Daily Development for
Friday, December 15, 2000
By: Patrick A. Randolph,
Jr.
Professor of Law
UMKC School of Law
Of Counsel: Blackwell Sanders Peper Martin
Kansas City, Missouri
prandolph@cctr.umkc.edu
OPTIONS; FIRST REFUSAL;
FIXED PRICE: A interest stated as a right of first refusal can still be viewed
as such even if it states that the holder of the right may buy at a stated
price.
Stuart v. D'Ascenz, 2000
WL 1425100 (9/28/00)
The instrument, which was
contained in a lease for a building used as a bar, stated as follows:
"Leasee [sic] has the
2st right of refusal on the property for a period of (2) two calandar
[sic] year term from the start of this lease. The purchase price shall be
$160,000."
About a year later, the
tenant, who had purchased outright the personal property that was part of the
bar business, offered to purchase the property for $160,000, and the landlord
refused to sell.
Tenant brought an action
for specific performance of what Tenant argued was a binding option to purchase
for the stipulated price. The trial court concluded that there was reason to
believe that the language of the lease in this respect was ambiguous, and
admitted extrinsic evidence pertaining to the intent of the parties. It then
ruled that, either with or without the extrinsic evidence, it construed the
provision as an option to purchase, and ordered the landlord to sell.
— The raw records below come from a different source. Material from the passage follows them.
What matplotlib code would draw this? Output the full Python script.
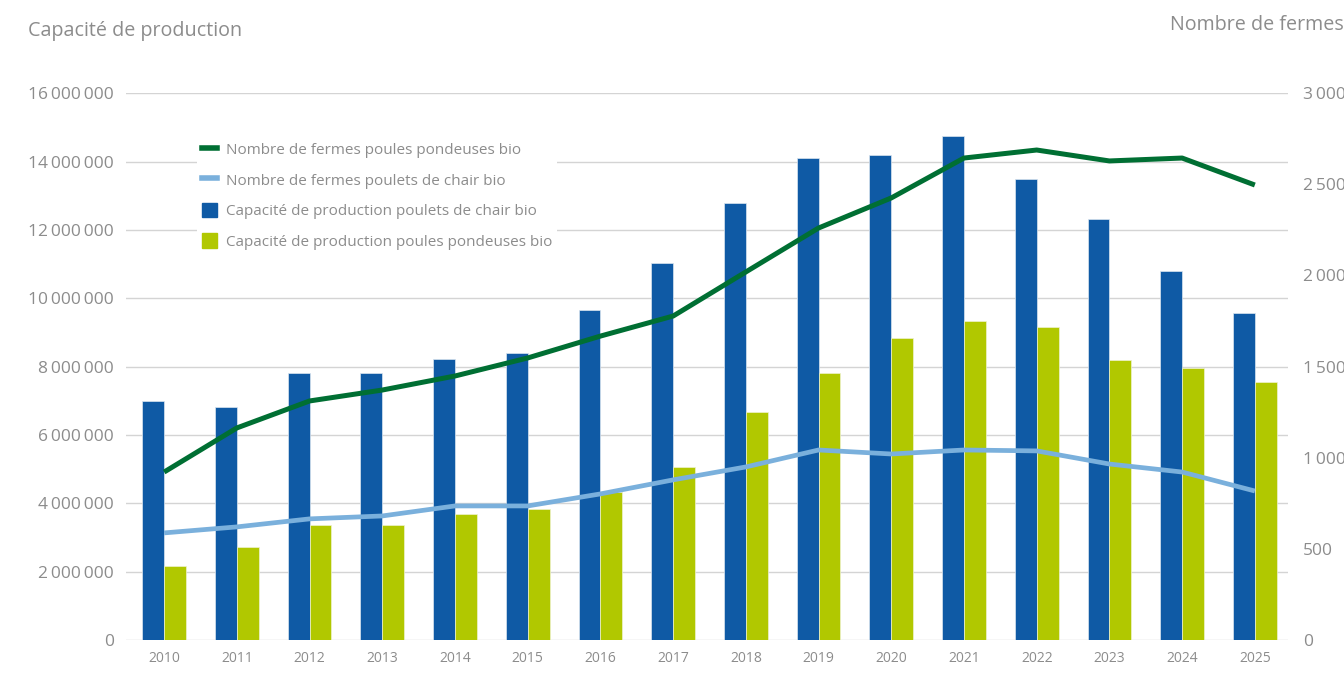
import numpy as np
import matplotlib.pyplot as plt
from matplotlib.ticker import FuncFormatter
from matplotlib.patches import Patch
from matplotlib.lines import Line2D

plt.rcParams['font.family'] = ['Open Sans', 'DejaVu Sans']

# données
annees = [str(a) for a in range(2010, 2026)]
capa_chair = [7.0e6, 6.82e6, 7.8e6, 7.8e6, 8.22e6, 8.39e6, 9.65e6, 11.02e6,
              12.8e6, 14.09e6, 14.18e6, 14.74e6, 13.5e6, 12.32e6, 10.79e6, 9.58e6]
capa_pondeuses = [2.16e6, 2.72e6, 3.36e6, 3.36e6, 3.68e6, 3.83e6, 4.33e6, 5.06e6,
                  6.67e6, 7.81e6, 8.83e6, 9.33e6, 9.15e6, 8.19e6, 7.95e6, 7.54e6]
fermes_pondeuses = [921, 1163, 1311, 1371, 1448, 1547, 1667, 1777,
                    2019, 2260, 2425, 2644, 2688, 2628, 2644, 2496]
fermes_chair = [587, 620, 664, 680, 735, 735, 801, 878,
                949, 1042, 1020, 1042, 1037, 965, 921, 817]

bleu = '#0f5aa5'
vert_clair = '#b1c800'
vert_fonce = '#006f33'
bleu_clair = '#7ab0dc'
gris = '#8c8c8c'

fig = plt.figure(figsize=(13.44, 6.8), dpi=100)
ax = fig.add_axes([0.094, 0.059, 0.864, 0.804])
ax2 = ax.twinx()

x = np.arange(len(annees))
w = 0.3
ax.bar(x - w / 2, capa_chair, w, color=bleu, edgecolor='#dce6f0', linewidth=0.5, zorder=2)
ax.bar(x + w / 2, capa_pondeuses, w, color=vert_clair, edgecolor='#eef2d0', linewidth=0.5, zorder=2)

ax2.plot(x, fermes_pondeuses, color=vert_fonce, lw=3.6, solid_capstyle='butt', zorder=3)
ax2.plot(x, fermes_chair, color=bleu_clair, lw=3.4, solid_capstyle='butt', zorder=3)

ax.set_ylim(0, 16e6)
ax.set_yticks(np.arange(0, 16e6 + 1, 2e6))
ax2.set_ylim(0, 3000)
ax2.set_yticks(np.arange(0, 3001, 500))
ax.set_xlim(-0.52, 15.45)
ax.set_xticks(x)
ax.set_xticklabels(annees)

def fmt(v, pos):
    return '{:,.0f}'.format(v).replace(',', '\u2009')

ax.yaxis.set_major_formatter(FuncFormatter(fmt))
ax2.yaxis.set_major_formatter(FuncFormatter(fmt))

ax.grid(axis='y', color='#d4d4d4', lw=1, zorder=0)
ax.set_axisbelow(True)
for a in (ax, ax2):
    for s in a.spines.values():
        s.set_visible(False)
    a.tick_params(length=0, colors=gris)
ax.tick_params(axis='y', labelsize=12.5, pad=9)
ax2.tick_params(axis='y', labelsize=12.5, pad=11)
ax.tick_params(axis='x', labelsize=10, pad=8)

fig.text(0.021, 0.955, 'Capacité de production', fontsize=14.2, color=gris, va='center')
fig.text(1.0, 0.963, 'Nombre de fermes', fontsize=14.2, color=gris, va='center', ha='right')

handles = [Line2D([], [], color=vert_fonce, lw=4),
           Line2D([], [], color=bleu_clair, lw=4),
           Patch(color=bleu),
           Patch(color=vert_clair)]
labels = ['Nombre de fermes poules pondeuses bio',
          'Nombre de fermes poulets de chair bio',
          'Capacité de production poulets de chair bio',
          'Capacité de production poules pondeuses bio']
leg = ax2.legend(handles, labels, loc='upper left', bbox_to_anchor=(0.141, 0.81),
                 bbox_transform=fig.transFigure, frameon=True, facecolor='white',
                 edgecolor='none', framealpha=1, fancybox=False, fontsize=11,
                 handlelength=1.0, handleheight=1.1, handletextpad=0.6,
                 labelspacing=0.92, borderpad=0.3)
for t in leg.get_texts():
    t.set_color(gris)

fig.savefig('out.png', dpi=100, facecolor='white')
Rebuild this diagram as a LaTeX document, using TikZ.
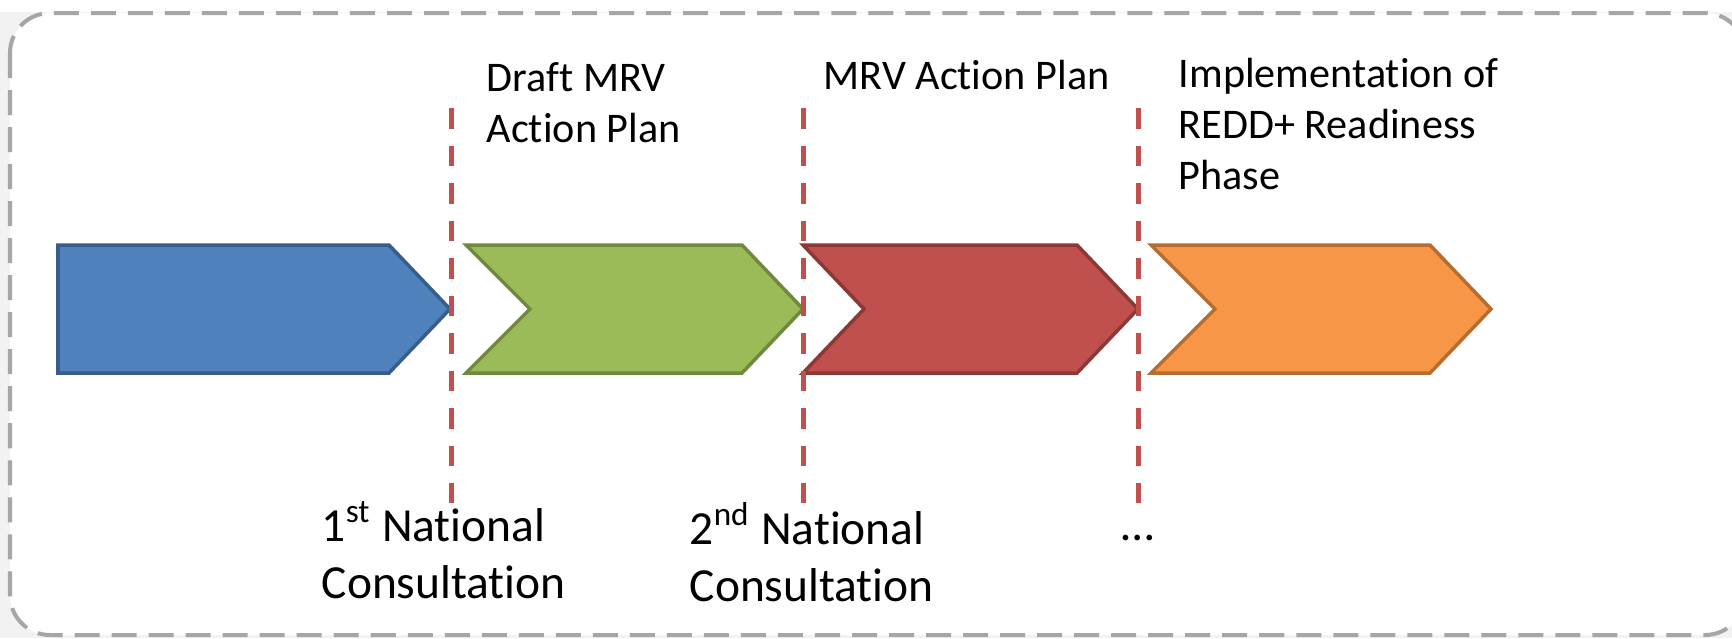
\documentclass[tikz,border=0pt]{standalone}
\usepackage{fontspec}
\setmainfont[Ligatures=NoCommon]{Carlito}
\usetikzlibrary{positioning}
\usepackage{xcolor}

\definecolor{stageblue}{HTML}{4F81BD}
\definecolor{stagebluedk}{HTML}{385D8A}
\definecolor{stagegreen}{HTML}{9BBB59}
\definecolor{stagegreendk}{HTML}{71893F}
\definecolor{stagered}{HTML}{C0504D}
\definecolor{stagereddk}{HTML}{8C3836}
\definecolor{stageorange}{HTML}{F79646}
\definecolor{stageorangedk}{HTML}{B66D31}
\definecolor{framegray}{HTML}{A6A6A6}
\definecolor{slidegray}{HTML}{F2F2F2}

\begin{document}
\begin{tikzpicture}[
x=0.01cm, y=-0.01cm,
frame/.style={draw=framegray,
line width=0.04cm,
dash pattern=on 0.25cm off 0.12cm,
fill=white,
rounded corners=0.4cm},
stage/.style={line width=0.035cm,
line join=miter},
milestone/.style={draw=stagered,
line width=0.05cm,
dash pattern=on 0.205cm off 0.17cm},
label/.style={anchor=base west,
align=left,
inner sep=0pt,
font=\fontsize{12}{14.4}\selectfont},
consult/.style={label,
font=\fontsize{13.5}{16.2}\selectfont}
]

\useasboundingbox (0,0) rectangle (1732,638);
\fill[slidegray] (0,12) rectangle (1732,638);
\draw[frame] (10,13) rectangle (1745,635);

% stages
\filldraw[stage, fill=stageblue, draw=stagebluedk] (58,245) -- (389,245) -- (450,309) -- (389,373) -- (58,373) -- cycle;
\filldraw[stage, fill=stagegreen, draw=stagegreendk] (466,245) -- (742,245) -- (803,309) -- (742,373) -- (466,373) -- (530,309) -- cycle;
\filldraw[stage, fill=stagered, draw=stagereddk] (803,245) -- (1077,245) -- (1138,309) -- (1077,373) -- (803,373) -- (864,309) -- cycle;
\filldraw[stage, fill=stageorange, draw=stageorangedk] (1151,245) -- (1430,245) -- (1491,309) -- (1430,373) -- (1151,373) -- (1215,309) -- cycle;

% milestones
\foreach \x/\n in {451/1, 803/2, 1138/3} {
\coordinate (m\n top) at (\x,108);
\coordinate (m\n bot) at (\x,503);
\draw[milestone] (m\n top) -- (m\n bot);
}

% labels (anchored at the baseline of the last line)
\node[label] (draft) at (486,142) {Draft MRV\\Action Plan};
\node[label] (mrvplan) at (823,89) {MRV Action Plan};
\node[label] (impl) at (1178,189) {Implementation of\\REDD+ Readiness\\Phase};

\node[consult] (cons1) at (321,598) {1\textsuperscript{st} National\\Consultation};
\node[consult] (cons2) at (689,601) {2\textsuperscript{nd} National\\Consultation};
\node[consult] (dots) at (1121,540) {…};

\end{tikzpicture}
\end{document}
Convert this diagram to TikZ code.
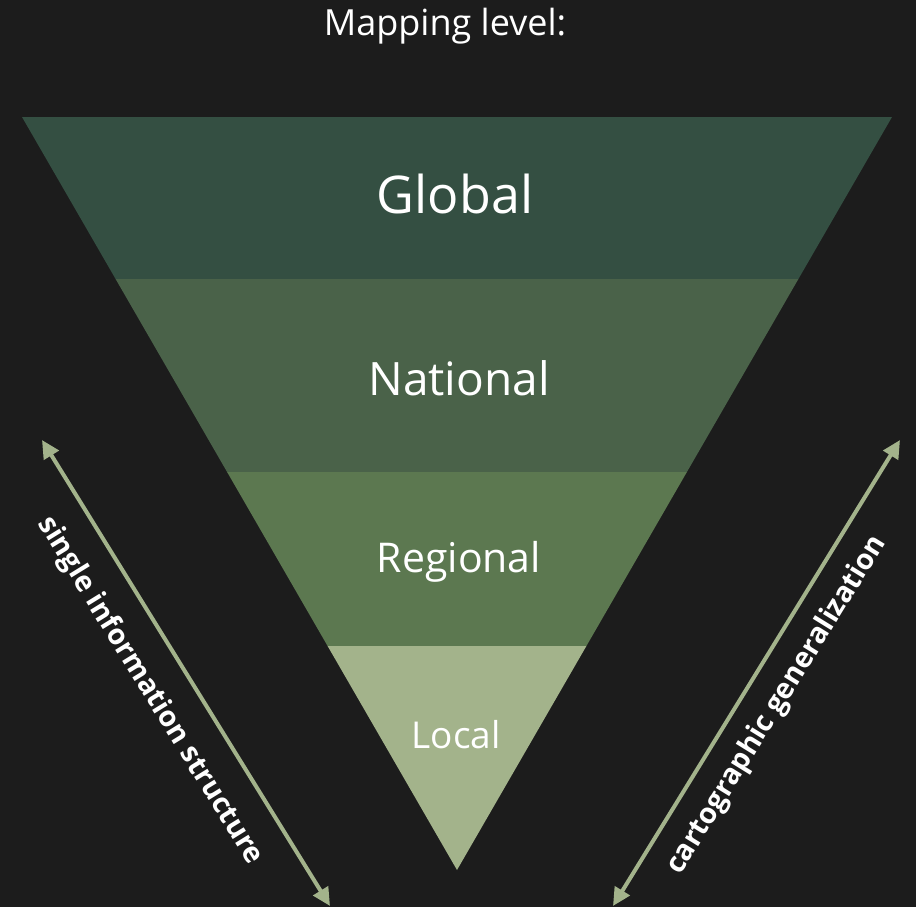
\documentclass[tikz,border=0pt]{standalone}
\usepackage{fontspec}
\setmainfont{Open Sans}
\usetikzlibrary{arrows.meta}
\definecolor{bg}{HTML}{1C1C1C}
\definecolor{cglobal}{HTML}{344F42}
\definecolor{cnational}{HTML}{4A6249}
\definecolor{cregional}{HTML}{5C7850}
\definecolor{clocal}{HTML}{A3B38B}
\definecolor{carrow}{HTML}{A3B38B}
\tikzset{
  band/.style={draw=none},
  lvl/.style={text=white, inner sep=0pt, anchor=center},
  sidearrow/.style={carrow, line width=4pt, {Triangle[length=18pt,width=17pt]}-{Triangle[length=18pt,width=17pt]}},
  sidelabel/.style={text=white, font=\fontsize{28.5}{32}\selectfont\bfseries, inner sep=0pt}
}
\begin{document}
\begin{tikzpicture}[x=1pt,y=-1pt]
\fill[bg] (0,0) rectangle (916,907);
\useasboundingbox (0,0) rectangle (916,907);
\coordinate (TL) at (22,117);
\coordinate (TR) at (892,117);
\coordinate (B) at (457,870);
\coordinate (L1) at (115.6,279); \coordinate (R1) at (798.4,279);
\coordinate (L2) at (227.1,472); \coordinate (R2) at (686.9,472);
\coordinate (L3) at (327.6,646); \coordinate (R3) at (586.4,646);
\fill[cglobal] (TL) -- (TR) -- (R1) -- (L1) -- cycle;
\fill[cnational] (L1) -- (R1) -- (R2) -- (L2) -- cycle;
\fill[cregional] (L2) -- (R2) -- (R3) -- (L3) -- cycle;
\fill[clocal] (L3) -- (R3) -- (B) -- cycle;
\node[lvl, font=\fontsize{36}{40}\selectfont] (title) at (445,26) {Mapping level:};
\node[lvl, font=\fontsize{52}{58}\selectfont] (global) at (455,194) {Global};
\node[lvl, font=\fontsize{46}{52}\selectfont] (national) at (459,378) {National};
\node[lvl, font=\fontsize{41}{46}\selectfont] (regional) at (459,562) {Regional};
\node[lvl, font=\fontsize{37}{42}\selectfont] (local) at (456,735) {Local};
\coordinate (a1) at (42,440);
\coordinate (a2) at (330,906);
\coordinate (b1) at (900,440);
\coordinate (b2) at (613,906);
\draw[sidearrow] (a2) -- (a1);
\draw[sidearrow] (b2) -- (b1);
\node[sidelabel, rotate=-58.3] (leftlab) at (150,691) {single information structure};
\node[sidelabel, rotate=58.3] (rightlab) at (777,705) {cartographic generalization};
\end{tikzpicture}
\end{document}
On appeal: Held, Reversed.
The provision is unambiguously a right of first refusal.
The court noted that the
mere existence of a fixed price does not turn a refusal right into an option. The
party holding the right can claim that, prior to accepting an offer from anyone
else, the party bound by the right has an obligation to sell under the right
for the stipulated price. As the court noted in this case, nothing in the
clause indicated that the tenant had an absolute right to demand conveyance of
the property at any time prior to landlord's decision to sell it.
The extrinsic evidence
should not have been considered, because, the appeals court concluded, the
clause was unambiguous. In any event, the court noted, the extrinsic evidence
consisted of language from the sale agreement for the bar business, which
contained an understanding regarding the lease, and as such any language in
that agreement contrary to the language of the lease was "merged"
into the final expression of the parties' agreement in the lease.
Comment 1: The editor
concludes that a fixed price refusal right, although not common, is
nevertheless not so unusual as to compel the conclusion that any time such an
understanding appears in an agreement it is per se ambiguous. Thus the editor
agrees with the case. DIRTer Bert Rush, who wrote up the case for the First
American house list Landsakes, disagrees, and would have admitted extrinsic
evidence.
Comment 2: Note that there
is some danger in the fixed price option or first refusal right in that a court
might conclude that such right constitutes an unreasonable restraint on
alienation. Particularly where the right will last for a substantial period of
time (and two years is verging on substantial), the parties may want to include
some protective language indicating why they have fixed upon this price and why
they think that it is reasonable and not an undue restriction on the
alienability of the property. A far better approach is to base the price on
some index. The index still can preserve a good deal for the holder of the
right, but prevents the deal from getting outrageously good. Further, rather
than extending the option for a substantial period, consider making the option periods
shorter with renewals available to the optionee for additional consideration. Even
if this additional consideration is applicable to the price, it makes the total
deal more reasonable.
Comment 3: Options and
refusal rights always make it more difficult to sell property, and anyone
giving such an interest ought to take that into account. With a refusal right,
the length of time that the holder has to react to an invitation to match the
offered price is very significant. Jack Murray has suggested that an
alternative approach might prove more acceptable to parties unwilling to tie up
their ability to market the property to the highest bidder. This is the
"right of first offer," where, if the owner intends to sell, the
owner must invite an offer to the holder of the right first, with a specific
time period during which the holder can formulate the offer and the bound party
must consider it. Once the bound party rejects this offer, the party is
unencumbered and can be sold efficiently. Not a bad idea.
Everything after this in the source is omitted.